S3B/SQE/Algorithm
From Corrib Clan Wiki
trocdo dronricer viervirolcer
[edit]
Description of the Semantic Query Expansion algorithm in JeromeDL
- The user writes a query.
- Search is processed by the Lucene full text indexer.
- The results are primarily sorted using TF/IDF method (Term frequency/Inverse document frequency)
- each phrase found is given some points - if a word appears more often in the document it gets more points
- however, if a word is very common it looses points
- ranking is sorted according to the number of points
- Weights are associated to the results, according to their semantic similarity to the query - here is where Semantic Query Expansion is actually called.
- Words are given meanings, which are taken from one of the "controlled vocabularies" - e.g. authority files (users, authors, etc.), keywords, categories, data types. Note that new modules are possible to implement. As a result we get a set of Semantic Objects in place of Strings: String -> SemanticObject[]
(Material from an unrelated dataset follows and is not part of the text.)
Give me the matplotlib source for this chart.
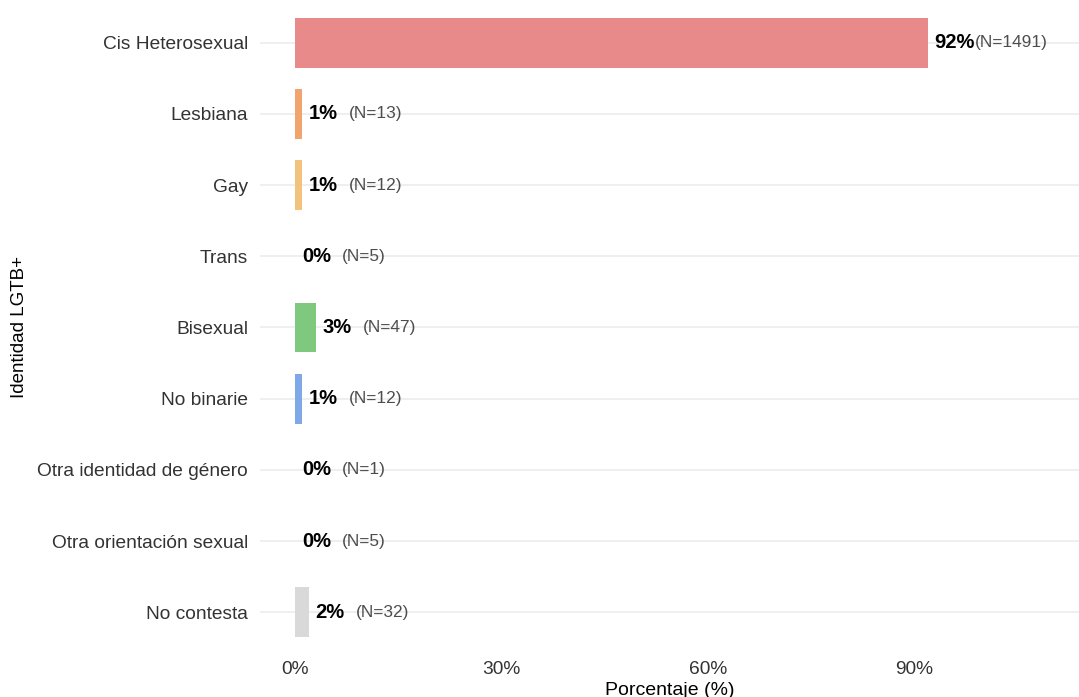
import matplotlib.pyplot as plt

# data (rounded percentages as drawn)
categorias = ["Cis Heterosexual", "Lesbiana", "Gay", "Trans", "Bisexual",
              "No binarie", "Otra identidad de género", "Otra orientación sexual",
              "No contesta"]
porcentaje = [92, 1, 1, 0, 3, 1, 0, 0, 2]
n_casos = [1491, 13, 12, 5, 47, 12, 1, 5, 32]
colores = ["#E8898A", "#F2A46F", "#F3C27C", "#C9A6E0", "#7FC97F",
           "#7FA8E8", "#A6D8E8", "#E8B6D0", "#D9D9D9"]
xticks = [0, 30, 60, 90]

plt.rcParams['font.family'] = ['Liberation Sans', 'DejaVu Sans']

fig = plt.figure(figsize=(10.79, 6.97), dpi=100)
ax = fig.add_axes([260 / 1079, 42 / 697, 1 - 260 / 1079, 1 - 42 / 697])

pos = list(range(len(categorias)))
ax.barh(pos, porcentaje, height=0.7, color=colores, zorder=2)

for y, v, n in zip(pos, porcentaje, n_casos):
    ax.text(v + 1.0, y, f"{v}%", ha="left", va="center", fontsize=14.5,
            fontweight="bold", color="black", zorder=3)
    ax.text(v + 6.8, y, f"(N={n})", ha="left", va="center", fontsize=12.4,
            color="#4D4D4D", zorder=3)

ax.set_ylim(len(categorias) - 0.4, -0.6)
ax.set_xlim(-5.1, 114)
ax.set_yticks(pos)
ax.set_yticklabels(categorias, fontsize=13.8, color="#333333")
ax.set_xticks(xticks)
ax.set_xticklabels([f"{t}%" for t in xticks], fontsize=13.8, color="#333333")
ax.tick_params(axis="y", length=0, pad=8.5)
ax.tick_params(axis="x", length=0, pad=4)

ax.grid(axis="y", color="#EBEBEB", linewidth=1.1, zorder=0)
ax.grid(axis="x", visible=False)
for s in ax.spines.values():
    s.set_visible(False)

ax.set_xlabel("Porcentaje (%)", fontsize=14, labelpad=3)
ax.set_ylabel("Identidad LGTB+", fontsize=13.5, labelpad=7)

fig.savefig("out.png", dpi=100)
- The Semantic Object from the previous step is processed by weight function. Weights are provided by three contexts:
- long-term context - i.e. user's interests. They are loaded using three steps:
- Loading a list of topics of interests from user's profile.
- Checking user's bookmarks, which means folders, their descriptions and their contents.
- Making two first steps using user's friends' profiles (the level of "friendship" is determined in FOAFRealm) - this is called "extrapolated user's profile".
- mid-term context - i.e. last searches and recently browsed resources. Weights are additionally changed, according to "how long ago" do the words "last" and "recently" mean.
- short-term context - i.e. last queries and the query itself.
- Weight is finally counted as a sum of weights from each context.
- If the result - mark of similarity - doesn't fulfill some predefined constraints (e.g. similarity threshold), the search is expanded, i.e. invoked recursively. New concepts, like synonyms etc., are loaded form RDF base and taken under consideration. The algorithm goes back to pt. 4.2.
- Otherwise, if the results are satisfactory, the search process is finished.
- All actions taken by the algorithm are saved in a log which can be read by the user. The user can manually change some steps taken by the algorithm to try to refine the query results, e.g. by changing weights and then making the search process start again.